* start *

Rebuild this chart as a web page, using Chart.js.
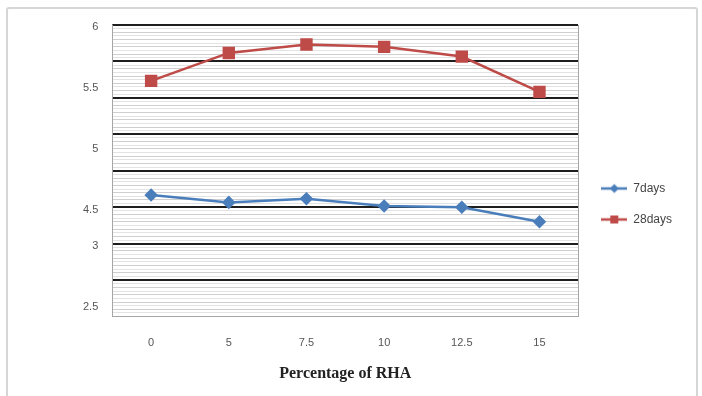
<!DOCTYPE html>
<html>
<head>
<meta charset="utf-8">
<title>Percentage of RHA</title>
<style>
  html, body { margin: 0; padding: 0; background: #ffffff; }
  #wrap { position: relative; width: 702px; height: 396px; overflow: hidden; }
  #chart { position: absolute; left: 0; top: 0; }
  #frame {
    position: absolute; left: 6px; top: 7px; width: 688px; height: 400px;
    border: 2px solid #d6d6d6; border-radius: 3px; pointer-events: none;
  }
</style>
<script src="https://cdn.jsdelivr.net/npm/chart.js@4/dist/chart.umd.min.js"></script>
</head>
<body>
<div id="wrap">
  <canvas id="chart" width="702" height="396"></canvas>
  <div id="frame"></div>
</div>
<script>
// RHA replacement levels (%) on the category axis
const categories = ['0', '5', '7.5', '10', '12.5', '15'];

// Strength at 7 and 28 days
const days7  = [4.62, 4.56, 4.59, 4.53, 4.52, 4.40];
const days28 = [5.56, 5.79, 5.86, 5.84, 5.76, 5.47];

// Value-axis labels and where they sit on the axis
const yTickValues = [6, 5.5, 5, 4.5, 4.2, 3.7];
const yTickLabels = ['6', '5.5', '5', '4.5', '3', '2.5'];

// Value-axis range and gridline spacing
const yMin = 3.62;
const yMax = 6.02;
const majorStep = 0.3;
const minorPerMajor = 10;

const BLUE = '#4a7ebb';
const RED = '#be4b48';

// Small line-with-marker swatch used as the legend symbol
function legendIcon(color, shape) {
  const c = document.createElement('canvas');
  c.width = 26; c.height = 12;
  const g = c.getContext('2d');
  g.strokeStyle = color;
  g.lineWidth = 2.5;
  g.beginPath(); g.moveTo(0, 6); g.lineTo(26, 6); g.stroke();
  g.fillStyle = color;
  if (shape === 'diamond') {
    g.beginPath();
    g.moveTo(13, 1.5); g.lineTo(17.5, 6); g.lineTo(13, 10.5); g.lineTo(8.5, 6);
    g.closePath(); g.fill();
  } else {
    g.fillRect(9, 2, 8, 8);
  }
  return c;
}
const icons = [legendIcon(BLUE, 'diamond'), legendIcon(RED, 'square')];

const minorCount = Math.round((yMax - yMin) / majorStep) * minorPerMajor;

new Chart(document.getElementById('chart'), {
  type: 'line',
  data: {
    labels: categories,
    datasets: [
      {
        label: '7days',
        data: days7,
        yAxisID: 'y',
        borderColor: BLUE,
        backgroundColor: BLUE,
        borderWidth: 2.5,
        pointStyle: 'rectRot',
        pointRadius: 5,
        pointHoverRadius: 5,
        tension: 0
      },
      {
        label: '28days',
        data: days28,
        yAxisID: 'y',
        borderColor: RED,
        backgroundColor: RED,
        borderWidth: 2.5,
        pointStyle: 'rect',
        pointRadius: 7,
        pointHoverRadius: 7,
        tension: 0
      }
    ]
  },
  options: {
    responsive: false,
    animation: false,
    events: [],
    layout: { padding: { left: 69, top: 25, right: 20, bottom: 13 } },
    plugins: {
      tooltip: { enabled: false },
      legend: {
        position: 'right',
        labels: {
          usePointStyle: true,
          pointStyleWidth: 26,
          padding: 19,
          color: '#444444',
          font: { family: '"Liberation Sans", Arial, sans-serif', size: 12 },
          generateLabels(chart) {
            const items = Chart.defaults.plugins.legend.labels.generateLabels(chart);
            items.forEach((it, i) => { it.pointStyle = icons[i]; });
            return items;
          }
        }
      }
    },
    scales: {
      x: {
        type: 'category',
        offset: true,
        grid: { display: false, drawTicks: false },
        border: { display: true, color: '#a6a6a6', width: 1 },
        ticks: {
          color: '#555555',
          padding: 20,
          font: { family: '"Liberation Sans", Arial, sans-serif', size: 11 }
        },
        title: {
          display: true,
          text: 'Percentage of RHA',
          color: '#222222',
          padding: { top: -6, bottom: 0 },
          font: { family: '"Liberation Serif", "Times New Roman", serif', size: 16, weight: 'bold' }
        }
      },
      y: {
        type: 'linear',
        position: 'left',
        min: yMin,
        max: yMax,
        afterBuildTicks(scale) {
          scale.ticks = yTickValues.slice().sort((a, b) => a - b).map(v => ({ value: v }));
        },
        grid: { display: false, drawTicks: false },
        border: { display: true, color: '#a6a6a6', width: 1 },
        ticks: {
          autoSkip: false,
          color: '#555555',
          padding: 14,
          font: { family: '"Liberation Sans", Arial, sans-serif', size: 11 },
          callback(value) {
            const k = yTickValues.indexOf(value);
            return k >= 0 ? yTickLabels[k] : '';
          }
        }
      },
      yGrid: {
        type: 'linear',
        position: 'right',
        min: yMin,
        max: yMax,
        afterBuildTicks(scale) {
          const t = [];
          for (let i = 0; i <= minorCount; i++) {
            t.push({ value: yMin + i * majorStep / minorPerMajor });
          }
          scale.ticks = t;
        },
        afterFit(scale) { scale.width = 4; },
        ticks: { display: false },
        border: { display: true, color: '#a6a6a6', width: 1 },
        grid: {
          drawTicks: false,
          color(ctx) {
            const i = ctx.index;
            if (i === 0) return '#a6a6a6';
            if (i % minorPerMajor === 0) return '#1e1e1e';
            if (i % 2 === 0) return '#cfcfcf';
            return '#e3e3e3';
          },
          lineWidth(ctx) {
            const i = ctx.index;
            return (i > 0 && i % minorPerMajor === 0) ? 2 : 1;
          }
        }
      }
    }
  }
});
</script>
</body>
</html>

* end *

Instruction: Transcribe the whole listing exactly. Pictures stay out of your copy.

The reply:
Rebuild this chart as a web page, using Chart.js.
<!DOCTYPE html>
<html>
<head>
<meta charset="utf-8">
<title>Percentage of RHA</title>
<style>
  html, body { margin: 0; padding: 0; background: #ffffff; }
  #wrap { position: relative; width: 702px; height: 396px; overflow: hidden; }
  #chart { position: absolute; left: 0; top: 0; }
  #frame {
    position: absolute; left: 6px; top: 7px; width: 688px; height: 400px;
    border: 2px solid #d6d6d6; border-radius: 3px; pointer-events: none;
  }
</style>
<script src="https://cdn.jsdelivr.net/npm/chart.js@4/dist/chart.umd.min.js"></script>
</head>
<body>
<div id="wrap">
  <canvas id="chart" width="702" height="396"></canvas>
  <div id="frame"></div>
</div>
<script>
// RHA replacement levels (%) on the category axis
const categories = ['0', '5', '7.5', '10', '12.5', '15'];

// Strength at 7 and 28 days
const days7  = [4.62, 4.56, 4.59, 4.53, 4.52, 4.40];
const days28 = [5.56, 5.79, 5.86, 5.84, 5.76, 5.47];

// Value-axis labels and where they sit on the axis
const yTickValues = [6, 5.5, 5, 4.5, 4.2, 3.7];
const yTickLabels = ['6', '5.5', '5', '4.5', '3', '2.5'];

// Value-axis range and gridline spacing
const yMin = 3.62;
const yMax = 6.02;
const majorStep = 0.3;
const minorPerMajor = 10;

const BLUE = '#4a7ebb';
const RED = '#be4b48';

// Small line-with-marker swatch used as the legend symbol
function legendIcon(color, shape) {
  const c = document.createElement('canvas');
  c.width = 26; c.height = 12;
  const g = c.getContext('2d');
  g.strokeStyle = color;
  g.lineWidth = 2.5;
  g.beginPath(); g.moveTo(0, 6); g.lineTo(26, 6); g.stroke();
  g.fillStyle = color;
  if (shape === 'diamond') {
    g.beginPath();
    g.moveTo(13, 1.5); g.lineTo(17.5, 6); g.lineTo(13, 10.5); g.lineTo(8.5, 6);
    g.closePath(); g.fill();
  } else {
    g.fillRect(9, 2, 8, 8);
  }
  return c;
}
const icons = [legendIcon(BLUE, 'diamond'), legendIcon(RED, 'square')];

const minorCount = Math.round((yMax - yMin) / majorStep) * minorPerMajor;

new Chart(document.getElementById('chart'), {
  type: 'line',
  data: {
    labels: categories,
    datasets: [
      {
        label: '7days',
        data: days7,
        yAxisID: 'y',
        borderColor: BLUE,
        backgroundColor: BLUE,
        borderWidth: 2.5,
        pointStyle: 'rectRot',
        pointRadius: 5,
        pointHoverRadius: 5,
        tension: 0
      },
      {
        label: '28days',
        data: days28,
        yAxisID: 'y',
        borderColor: RED,
        backgroundColor: RED,
        borderWidth: 2.5,
        pointStyle: 'rect',
        pointRadius: 7,
        pointHoverRadius: 7,
        tension: 0
      }
    ]
  },
  options: {
    responsive: false,
    animation: false,
    events: [],
    layout: { padding: { left: 69, top: 25, right: 20, bottom: 13 } },
    plugins: {
      tooltip: { enabled: false },
      legend: {
        position: 'right',
        labels: {
          usePointStyle: true,
          pointStyleWidth: 26,
          padding: 19,
          color: '#444444',
          font: { family: '"Liberation Sans", Arial, sans-serif', size: 12 },
          generateLabels(chart) {
            const items = Chart.defaults.plugins.legend.labels.generateLabels(chart);
            items.forEach((it, i) => { it.pointStyle = icons[i]; });
            return items;
          }
        }
      }
    },
    scales: {
      x: {
        type: 'category',
        offset: true,
        grid: { display: false, drawTicks: false },
        border: { display: true, color: '#a6a6a6', width: 1 },
        ticks: {
          color: '#555555',
          padding: 20,
          font: { family: '"Liberation Sans", Arial, sans-serif', size: 11 }
        },
        title: {
          display: true,
          text: 'Percentage of RHA',
          color: '#222222',
          padding: { top: -6, bottom: 0 },
          font: { family: '"Liberation Serif", "Times New Roman", serif', size: 16, weight: 'bold' }
        }
      },
      y: {
        type: 'linear',
        position: 'left',
        min: yMin,
        max: yMax,
        afterBuildTicks(scale) {
          scale.ticks = yTickValues.slice().sort((a, b) => a - b).map(v => ({ value: v }));
        },
        grid: { display: false, drawTicks: false },
        border: { display: true, color: '#a6a6a6', width: 1 },
        ticks: {
          autoSkip: false,
          color: '#555555',
          padding: 14,
          font: { family: '"Liberation Sans", Arial, sans-serif', size: 11 },
          callback(value) {
            const k = yTickValues.indexOf(value);
            return k >= 0 ? yTickLabels[k] : '';
          }
        }
      },
      yGrid: {
        type: 'linear',
        position: 'right',
        min: yMin,
        max: yMax,
        afterBuildTicks(scale) {
          const t = [];
          for (let i = 0; i <= minorCount; i++) {
            t.push({ value: yMin + i * majorStep / minorPerMajor });
          }
          scale.ticks = t;
        },
        afterFit(scale) { scale.width = 4; },
        ticks: { display: false },
        border: { display: true, color: '#a6a6a6', width: 1 },
        grid: {
          drawTicks: false,
          color(ctx) {
            const i = ctx.index;
            if (i === 0) return '#a6a6a6';
            if (i % minorPerMajor === 0) return '#1e1e1e';
            if (i % 2 === 0) return '#cfcfcf';
            return '#e3e3e3';
          },
          lineWidth(ctx) {
            const i = ctx.index;
            return (i > 0 && i % minorPerMajor === 0) ? 2 : 1;
          }
        }
      }
    }
  }
});
</script>
</body>
</html>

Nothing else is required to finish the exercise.